Yeah less wing will take some pressure off the tyres, but it can backfire, as the back end will slide around easier. Thermal deg is the quickest way to ruin the tyres. Less wing can lower the load on the tyres, but you'll end up understeering or oversteering, or sometimes a combination of the two lol. Keep the temp graphic up while you practice, and you'll see how badly the tyres will overheat. The best way I found is to reduce your mechanical grip with less camber and toe, and your tyres will retain less heat. Also for some reason having lower tyre pressures makes them heat up slower (which is backwards), so use that too. You'll lose a fair bit of mechanical grip, but you can reclaim lap time with more aero grip.
Watch the weather, if it's going to be a hot session, go for less camber/toe/tyre pressure, and more wing to compensate. You should be able to significantly reduce your tyre wear if you do it right. My set ups are always a compromise between ultimate one lap pace and tyre wear. Obviously in a cold session, or rain, you'll want the car set up to keep the heat in the tyres, so more camber and toe can be used.
As far as aero balance, it really depends on car. The Mclaren will handle however you want it to, so that one will handle low rear wing high front no dramas. The Force Inidia, on the other hand, has a large tendency to oversteer, and also eats it's rear tyres if you aren't careful. This means the difference between front and rear wing can't be so big, which is a pain, as it'll understeer on new tyres, and then half way through the tyre life, it's hard to keep the rears planted. If you go for an oversteering set up, it'll be quick in quali, but your tyres will be ruined half way through a stint, and it'll be a handful to make it to your pit window.
I haven't driven the Ferrari, Mercedes, or Red Bull yet, but I have a feeling they'll all have nice chassis, so you'll have a bigger set up window to make the car work how you want it to. The Mclaren is like that, but the gutless engine really lets it down.
If your car is set up for great one lap pace, but you're finding you have to make an extra stop, it's not so bad. You can make that work at a fair few tracks. I was doing that in the Williams, and I reckon 75% of the times I tried it, I was finishing in a higher position than I would have if I had saved tyres and gone for the same strategy as the AI.
The Mclaren was great on tyres, my team mate was sometimes stopping once less than most other AI cars.
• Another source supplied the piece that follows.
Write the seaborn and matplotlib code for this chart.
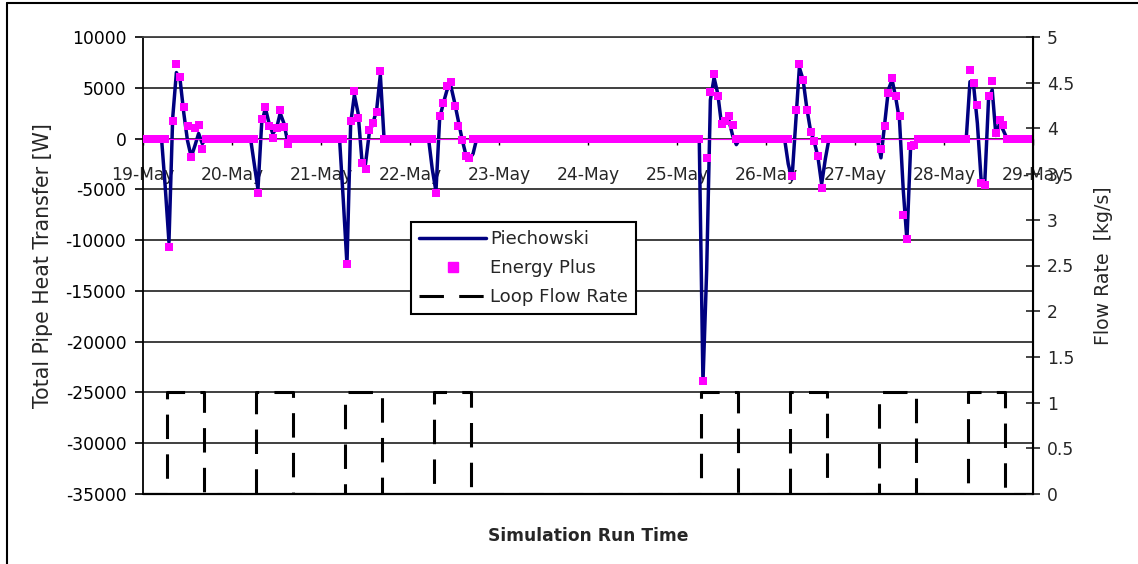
import numpy as np
import pandas as pd
import matplotlib
matplotlib.use("Agg")
import matplotlib.pyplot as plt
import seaborn as sns
from matplotlib.lines import Line2D
from matplotlib.ticker import FuncFormatter, MultipleLocator

# Calendar labels for the ten-day run (one tick per midnight)
date_labels = ["19-May", "20-May", "21-May", "22-May", "23-May", "24-May",
               "25-May", "26-May", "27-May", "28-May", "29-May"]

# Days (counted from 19-May) on which the loop was running
event_days = [0, 1, 2, 3, 6, 7, 8, 9]
# Hourly values for each running day, starting at 06:00
event_first_hour = 6

piechowski_events = [
    [-4800, -10200, 2000, 6500, 5800, 2500, -200, -1800, -700, 500, -500, 0, 0],
    [-2500, -5000, 1500, 3000, 1500, 500, 1000, 2500, 1500, -300, 0, 0, 0],
    [-6000, -12400, 1500, 4300, 2500, -2000, -2500, 500, 1500, 2800, 6300, 0, 0],
    [-3000, -5200, 2000, 3500, 4800, 5200, 3600, 1800, 0, -1500, -2000, -1500, 0],
    [0, -24000, -13000, 3800, 6000, 4400, 1400, 1500, 1800, 300, -600, 0, 0],
    [-2500, -4000, 1500, 7000, 5800, 3000, 800, -300, -1800, -4500, -2000, 0, 0],
    [0, -1900, 1500, 4800, 5800, 4000, 1800, -5000, -10000, -800, -500, 0, 0],
    [0, 5600, 5200, 1500, -4000, -4300, 3800, 4800, 300, 1500, 800, 0, 0],
]

energyplus_events = [
    [0, -10700, 1770, 7380, 6100, 3150, 1280, -1770, 1000, 1380, -1000, 0, 0],
    [0, -5350, 1940, 3150, 1200, 100, 1000, 2850, 1150, -500, 0, 0, 0],
    [0, -12400, 1700, 4700, 2000, -2400, -3000, 800, 1500, 2600, 6700, 0, 0],
    [0, -5350, 2260, 3510, 5150, 5580, 3180, 1280, -100, -1670, -1900, 0, 0],
    [0, -23880, -1900, 4560, 6400, 4160, 1480, 1700, 2200, 1380, 0, 0, 0],
    [0, -3700, 2790, 7380, 5740, 2790, 620, -260, -1670, -4850, 0, 0, 0],
    [0, -1000, 1280, 4500, 5970, 4160, 2260, -7480, -9870, -760, -590, 0, 0],
    [0, 6790, 5480, 3350, -4360, -4530, 4160, 5640, 560, 1870, 1380, 0, 0],
]

# Pump flow on a running day, hourly from 06:00 [kg/s]
flow_profile = [0.0, 1.12, 1.12, 1.12, 1.12, 1.12, 1.12, 1.12, 1.12, 1.12, 1.12, 0.0, 0.0]

hours = np.arange(len(date_labels) * 24 - 23)
piechowski = np.zeros(len(hours))
energyplus = np.zeros(len(hours))
flow = np.zeros(len(hours))
for day, pv, ev in zip(event_days, piechowski_events, energyplus_events):
    start = day * 24 + event_first_hour
    piechowski[start:start + len(pv)] = pv
    energyplus[start:start + len(ev)] = ev
    flow[start:start + len(flow_profile)] = flow_profile

df = pd.DataFrame({"hour": hours, "Piechowski": piechowski,
                   "Energy Plus": energyplus, "Loop Flow Rate": flow})

sns.set_style("white")
plt.rcParams["font.family"] = ["DejaVu Sans"]
plt.rcParams["axes.unicode_minus"] = False
FS = 12.3

W, H = 1138, 564
fig = plt.figure(figsize=(W / 100, H / 100), dpi=100)
ax = fig.add_axes([143 / W, 1 - 494 / H, 890 / W, 457 / H])

sns.lineplot(data=df, x="hour", y="Piechowski", ax=ax, color="#000080",
             linewidth=2.5, legend=False, zorder=2)
sns.scatterplot(data=df, x="hour", y="Energy Plus", ax=ax, color="#FF00FF",
                marker="s", s=36, linewidth=0, legend=False, zorder=3)

ax.set_xlim(0, hours[-1])
ax.set_ylim(-35000, 10000)
ax.yaxis.set_major_locator(MultipleLocator(5000))
ax.set_xticks(np.arange(0, hours[-1] + 1, 24))
ax.set_xticklabels(date_labels)
ax.grid(axis="y", color="#303030", linewidth=1.3)
ax.grid(axis="x", visible=False)
ax.set_axisbelow(True)

# Category axis crosses the value axis at zero
ax.spines["bottom"].set_position(("data", 0))
ax.spines["bottom"].set_color("#FF00FF")
ax.spines["top"].set_color("#404040")
ax.spines["top"].set_linewidth(1.3)
ax.spines["left"].set_color("black")
ax.spines["left"].set_linewidth(1.3)
ax.axhline(-35000, color="black", linewidth=1.6, clip_on=False, zorder=1)

ax.tick_params(axis="y", direction="out", length=6, width=1.2, pad=6,
               labelsize=FS, colors="black", left=True)
ax.tick_params(axis="x", direction="out", length=4, width=1.0, pad=16,
               labelsize=FS, bottom=True, color="black")

ax.set_ylabel("Total Pipe Heat Transfer [W]", fontsize=14.8, labelpad=9)
ax.set_xlabel("Simulation Run Time", fontsize=FS, fontweight="bold")
ax.xaxis.set_label_coords(0.5, -0.072)

ax2 = ax.twinx()
sns.lineplot(data=df, x="hour", y="Loop Flow Rate", ax=ax2, color="black",
             linewidth=2.2, legend=False, drawstyle="steps-mid")
ax2.lines[0].set_dashes((8, 5))
ax2.set_ylim(0, 5)
ax2.yaxis.set_major_locator(MultipleLocator(0.5))
ax2.yaxis.set_major_formatter(FuncFormatter(lambda v, p: f"{v:g}"))
ax2.tick_params(axis="y", direction="inout", length=10, width=1.2, pad=5,
                labelsize=FS, right=True)
for side in ("left", "top", "bottom"):
    ax2.spines[side].set_visible(False)
ax2.spines["right"].set_color("black")
ax2.spines["right"].set_linewidth(1.5)
ax2.set_ylabel("Flow Rate  [kg/s]", fontsize=13.6, labelpad=14)

handles = [
    Line2D([], [], color="#000080", linewidth=2.5),
    Line2D([], [], color="#FF00FF", marker="s", markersize=7, linestyle="none"),
    Line2D([], [], color="black", linewidth=2.2, dashes=(8, 5)),
]
leg = ax2.legend(handles, ["Piechowski", "Energy Plus", "Loop Flow Rate"],
                 loc="upper left", bbox_to_anchor=(0.301, 0.595),
                 borderaxespad=0, frameon=True, fancybox=False,
                 edgecolor="black", framealpha=1, fontsize=13.1,
                 handlelength=3.7, handletextpad=0.2, labelspacing=0.6,
                 borderpad=0.45)
leg.get_frame().set_linewidth(1.5)

# Outer chart frame
fig.add_artist(Line2D([7 / W, 7 / W], [0, 1 - 3 / H], transform=fig.transFigure,
                      color="black", linewidth=1.5))
fig.add_artist(Line2D([7 / W, 1], [1 - 3 / H, 1 - 3 / H], transform=fig.transFigure,
                      color="black", linewidth=1.5))

fig.savefig("out.png", dpi=100)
I went full on aggressive with it every race, set up wise, and sometimes needed to do one more stop than the AI. On Legend, I finished the season 6th as Button. I won 2 or 3 races and took a few more podiums. One race, I think it was Sochi, Alonso did a one stop, while the other AIs did a two stop, and I did a three stop, because my set up was a full on quali set up. I finished the race, despite it being largely a power track, in 3rd place, and a full lap ahead of Alonso. So it's definitely possible to make multiple strategies work in some races. The trick, I've found, is to try and pick which races you'll be able to make it work, and which one's it'll be too hard to make work. Give it a go at tracks that'll suit your car's style. Tracks where you'll be struggling anyway, you're best off going for the standard strategy and taking it easy on the tyres.